In residential settings, this might mean designing a ground-floor room with the structural capacity, plumbing rough-in, and closet space to function as a bedroom suite should mobility become a consideration in later years. It might mean incorporating a home office alcove into a primary bedroom that can be opened up or closed off as work-from-home needs evolve. These are not concessions to limitation. They are expressions of care — for the client's future self and for the integrity of the space.
In commercial environments, the conversation is equally relevant. Forward-thinking office design now incorporates movable partition systems, modular furniture platforms, and technology infrastructure that can support configurations not yet imagined. The companies that invested in this kind of flexible architecture before 2020 found themselves far better positioned when the nature of office work changed, seemingly overnight. Those whose spaces were built around a single, fixed idea of how work happens were left with environments that actively resisted adaptation.

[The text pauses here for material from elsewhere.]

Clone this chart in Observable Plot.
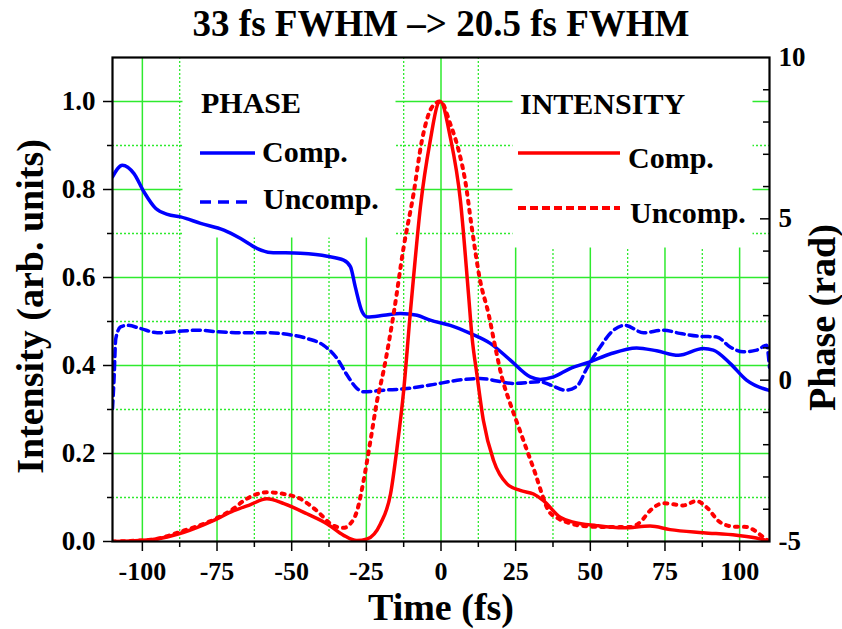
<!DOCTYPE html>
<html><head><meta charset="utf-8">
<script src="https://cdn.jsdelivr.net/npm/d3@7"></script>
<script src="https://cdn.jsdelivr.net/npm/@observablehq/plot@0.6"></script>
<style>html,body{margin:0;padding:0;background:#fff} svg{display:block}</style>
</head><body><div id="chart"></div>
<script>
// ---- data (time in fs, intensity in arb. units, phase in rad) ----
const phaseCompT = [-110,-106.7,-102.8,-99.5,-95.5,-91.6,-87.2,-80.5,-72.7,-67.1,-61.5,-57.1,-47.1,-38.1,-32.6,-30.3,-28.7,-26.4,-24.7,-19.2,-13.6,-8,-3.6,3.1,9.8,16.5,23.2,29.9,33.2,37.7,43.2,49.9,56.6,65.5,72.2,79.5,87.8,91.2,96.8,102.3,109.6,110];
const phaseCompV = [6.3,6.66,6.4,5.84,5.32,5.14,5.06,4.86,4.65,4.39,4.08,3.96,3.93,3.84,3.72,3.51,2.89,2.12,1.96,2.01,2.07,2.01,1.86,1.70,1.45,1.14,0.62,0.10,0.02,0.10,0.36,0.57,0.81,1.00,0.91,0.77,0.98,0.93,0.52,0,-0.31,-0.32];

const phaseUncompT = [-110,-109.5,-108.9,-107.3,-105,-100.6,-95,-89.4,-81.6,-74.9,-66,-58.2,-51.5,-44.8,-39.3,-34.8,-31.4,-28.1,-25.9,-19.2,-11.4,-3.6,7.6,13.1,24.3,33.2,36.6,41.6,45.5,48.8,53.3,57.2,61.6,67.8,74.4,80,86.7,92.3,96.8,101.2,105.7,109,110];
const phaseUncompV = [-0.88,0,1.29,1.65,1.70,1.60,1.47,1.50,1.55,1.50,1.47,1.47,1.42,1.29,1.08,0.67,0.15,-0.26,-0.36,-0.31,-0.26,-0.15,0.02,0.05,-0.10,-0.05,-0.15,-0.31,-0.19,0.36,1.03,1.50,1.70,1.47,1.55,1.45,1.36,1.34,1.03,0.88,0.93,1.08,0.4];

const intCompT = [-110,-97.2,-86.1,-76.1,-69.4,-63.8,-58.3,-52.6,-44.9,-38.1,-32.6,-28.2,-24.7,-20.3,-16.9,-14.7,-12.5,-10.3,-9.2,-6.9,-3.6,-0.8,-0.2,3.1,6.5,9.2,10.4,12,14.2,17.6,22.1,26.5,31,34.3,39.9,44.3,52.1,61.1,70,76.7,87.8,99,106.8,110];
const intCompV = [0,0.004,0.021,0.048,0.07,0.084,0.097,0.086,0.063,0.040,0.014,0.002,0.006,0.04,0.108,0.214,0.343,0.518,0.6,0.76,0.911,0.998,1.0,0.919,0.775,0.563,0.464,0.381,0.275,0.184,0.131,0.116,0.108,0.093,0.055,0.044,0.036,0.031,0.035,0.027,0.020,0.014,0.006,0];

const intUncompT = [-110,-97.2,-86,-76,-69.4,-66,-61.5,-58.2,-52.6,-47.1,-41.6,-36,-32.6,-30.4,-28.1,-25.9,-23.6,-21.4,-19.2,-15.8,-12.5,-9.2,-6.4,-4.1,-1.3,-0.2,3.1,5.9,8.1,10.3,13.1,15.9,18.2,20.4,23.2,26,28.8,31.6,33.8,36,38.8,42.1,46.6,54.4,63.3,66.7,70,74.5,81.1,85.6,88.9,93.4,97.9,102.3,105,107.9,110];
const intUncompV = [0,0.004,0.025,0.05,0.075,0.093,0.108,0.112,0.108,0.097,0.07,0.036,0.031,0.040,0.07,0.139,0.23,0.32,0.389,0.52,0.669,0.79,0.911,0.972,0.998,1.0,0.949,0.889,0.82,0.714,0.593,0.518,0.441,0.373,0.313,0.26,0.207,0.154,0.108,0.07,0.054,0.044,0.036,0.033,0.033,0.044,0.07,0.087,0.082,0.092,0.078,0.044,0.034,0.033,0.025,0.010,0];

// ---- ticks ----
const xMajorTicks = [-100,-75,-50,-25,0,25,50,75,100];
const xMinorTicks = [-87.5,-62.5,-37.5,-12.5,12.5,37.5,62.5,87.5];
const yMajorTicks = [0,0.2,0.4,0.6,0.8,1.0];
const yMinorTicks = [0.1,0.3,0.5,0.7,0.9];
const phaseLabelTicks = [-5,0,5,10];
const phaseMinorTicks = [-4,-3,-2,-1,1,2,3,4,6,7,8,9];

const titleText = "33 fs FWHM \u2013> 20.5 fs FWHM";
const xLabel = "Time (fs)";
const yLabel = "Intensity (arb. units)";
const y2Label = "Phase (rad)";

// ---- layout ----
const W = 842, H = 629, mL = 112, mR = 73, mT = 57, mB = 88;
const innerW = W - mL - mR;
const yMax = 1.1, pMin = -5, pMax = 10;
const toI = p => (p - pMin) / (pMax - pMin) * yMax;   // phase -> left scale
const toP = i => i / yMax * (pMax - pMin) + pMin;

const zip = (T, V) => T.map((t, i) => ({t, v: V[i]}));
const phaseComp = zip(phaseCompT, phaseCompV);
const phaseUncomp = zip(phaseUncompT, phaseUncompV);
const intComp = zip(intCompT, intCompV);
const intUncomp = zip(intUncompT, intUncompV);

const GREEN = "#2eea2e", BLUE = "#0000ff", RED = "#ff0000";
const FONT = "'Liberation Serif','Times New Roman',serif";

const svg = Plot.plot({
  width: W, height: H,
  marginLeft: mL, marginRight: mR, marginTop: mT, marginBottom: mB,
  x: {domain: [-110, 110]},
  y: {domain: [0, yMax]},
  style: {fontFamily: FONT, fontWeight: "bold", background: "white", color: "black"},
  marks: [
    // grid
    Plot.ruleX(xMinorTicks, {stroke: GREEN, strokeWidth: 1.3, strokeDasharray: "2,2"}),
    Plot.ruleY(yMinorTicks, {stroke: GREEN, strokeWidth: 1.3, strokeDasharray: "2,2"}),
    Plot.ruleX(xMajorTicks, {stroke: GREEN, strokeWidth: 1.5}),
    Plot.ruleY(yMajorTicks.slice(1), {stroke: GREEN, strokeWidth: 1.5}),
    // legend backgrounds
    Plot.frame({fill: "white", stroke: "none", insetLeft: 70, insetRight: 374, insetBottom: 304}),
    Plot.frame({fill: "white", stroke: "none", insetLeft: 400, insetRight: 17, insetBottom: 294}),
    // phase curves
    Plot.line(phaseUncomp, {x: "t", y: d => toI(d.v), stroke: BLUE, strokeWidth: 3.5, strokeDasharray: "8,5", curve: "monotone-x", clip: true}),
    Plot.line(phaseComp, {x: "t", y: d => toI(d.v), stroke: BLUE, strokeWidth: 3.5, curve: "monotone-x", clip: true}),
    // intensity curves
    Plot.line(intUncomp, {x: "t", y: "v", stroke: RED, strokeWidth: 4, strokeDasharray: "3,6", strokeLinecap: "round", curve: "monotone-x", clip: true}),
    Plot.line(intComp, {x: "t", y: "v", stroke: RED, strokeWidth: 3.5, curve: "monotone-x", clip: true}),
    // axes
    Plot.axisX(xMajorTicks, {tickSize: 10, tickPadding: 10, fontSize: 26, strokeWidth: 1.5, tickFormat: d => String(d), label: null}),
    Plot.axisX(xMinorTicks, {tickSize: 6, strokeWidth: 1.5, tickFormat: () => "", label: null}),
    Plot.axisY(yMajorTicks, {tickSize: 9, tickPadding: 8, fontSize: 27, strokeWidth: 1.5, tickFormat: d => d.toFixed(1), label: null}),
    Plot.axisY(yMinorTicks, {tickSize: 5, strokeWidth: 1.5, tickFormat: () => "", label: null}),
    Plot.axisY(phaseLabelTicks.map(toI), {anchor: "right", tickSize: 0, tickPadding: 9, fontSize: 27, tickFormat: d => String(Math.round(toP(d))), label: null}),
    Plot.ruleY(phaseLabelTicks.slice(1, 3).map(toI), {stroke: "black", strokeWidth: 1.5, insetLeft: innerW - 9}),
    Plot.ruleY(phaseMinorTicks.map(toI), {stroke: "black", strokeWidth: 1.5, insetLeft: innerW - 6}),
    Plot.frame({stroke: "black", strokeWidth: 2.2}),
    // titles
    Plot.text([titleText], {text: d => d, frameAnchor: "top", textAnchor: "middle", lineAnchor: "middle", dy: -33, fontSize: 37, fontWeight: "bold"}),
    Plot.text([xLabel], {text: d => d, frameAnchor: "bottom", textAnchor: "middle", lineAnchor: "middle", dy: 66, fontSize: 38, fontWeight: "bold"}),
    Plot.text([yLabel], {text: d => d, frameAnchor: "left", textAnchor: "middle", lineAnchor: "middle", rotate: -90, dx: -82, dy: 7, fontSize: 38, fontWeight: "bold"}),
    Plot.text([y2Label], {text: d => d, frameAnchor: "right", textAnchor: "middle", lineAnchor: "middle", rotate: -90, dx: 53, dy: 18, fontSize: 38, fontWeight: "bold"})
  ]
});

// ---- legend ----
const g = d3.select(svg).append("g")
  .attr("font-family", FONT).attr("font-weight", "bold").attr("font-size", 30)
  .attr("fill", "black").attr("text-anchor", "start");
const legendItems = [
  {type: "title", text: "PHASE", x: 201, y: 113},
  {type: "line", x1: 200, x2: 255, y: 153, stroke: BLUE, width: 3.5, dash: null},
  {type: "text", text: "Comp.", x: 262, y: 162},
  {type: "line", x1: 200, x2: 252, y: 202, stroke: BLUE, width: 3.5, dash: "11,7"},
  {type: "text", text: "Uncomp.", x: 263, y: 209},
  {type: "title", text: "INTENSITY", x: 520, y: 114},
  {type: "line", x1: 518, x2: 620, y: 153, stroke: RED, width: 3.5, dash: null},
  {type: "text", text: "Comp.", x: 628, y: 168},
  {type: "line", x1: 518, x2: 620, y: 208, stroke: RED, width: 4, dash: "8,4"},
  {type: "text", text: "Uncomp.", x: 630, y: 223}
];
for (const it of legendItems) {
  if (it.type === "line") {
    const l = g.append("line").attr("x1", it.x1).attr("x2", it.x2).attr("y1", it.y).attr("y2", it.y)
      .attr("stroke", it.stroke).attr("stroke-width", it.width);
    if (it.dash) l.attr("stroke-dasharray", it.dash);
  } else {
    g.append("text").attr("x", it.x).attr("y", it.y).attr("text-anchor", "start").text(it.text);
  }
}

document.getElementById("chart").appendChild(svg);
</script>
</body></html>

The Emotional Dimension of Longevity
Beyond the practical, there is a deeply personal dimension to designing for the future — one that touches on identity, memory, and the way spaces become repositories of a life lived.
A room that has been designed with genuine longevity in mind tends to accumulate meaning in a way that a room designed for the moment cannot. The dining table chosen for its quality and proportion, rather than its trendiness, becomes the surface around which decades of family meals are shared. The bedroom that was designed with flexibility at its core becomes a room that has witnessed multiple chapters of a life — and that bears their imprint gracefully.
This is, at its core, what separates a decorated space from a designed one. Decoration addresses the surface. Design addresses the life.
Practical Principles for the Future-Minded Client
For those embarking on a design project — whether a full home renovation, a single room refresh, or a commercial buildout — a few guiding principles can orient the process toward longevity without sacrificing beauty.
Invest in the fixed, exercise restraint with the flexible. Allocate the greatest resources to elements that are difficult or costly to change: flooring, cabinetry, architectural details, and lighting infrastructure. These are the elements that will define the space for years. Furnishings and soft goods, which can be updated with relative ease, are where personal expression and current preference can be more freely indulged.
Design rooms for their secondary purpose. Every room in a home or commercial space has a primary function and at least one plausible secondary function. A guest bedroom might also serve as a home office. A conference room might also host focused individual work. Designing with that secondary purpose in mind — without fully committing to it — creates resilience without redundancy.
Choose quality over novelty. Trend-driven design has a shelf life. Craftsmanship does not. A piece of furniture built to last a generation will adapt to more rooms, more lives, and more aesthetic evolutions than its fast-furniture equivalent. This is not merely an aesthetic argument; it is an economic one.
Elegance as a Long Game
At A Delightful Design, we hold a particular conviction: that the most beautiful spaces are those that continue to serve beautifully — not just in the first flush of completion, but through the full arc of a client's life. This requires a willingness to think beyond the present, to ask harder questions, and to make decisions that prioritize endurance over immediacy.
Designing for your future self is, ultimately, an act of optimism. It assumes that life will continue to unfold, that your needs will evolve, and that the space you inhabit should be worthy of every version of you that walks through its door.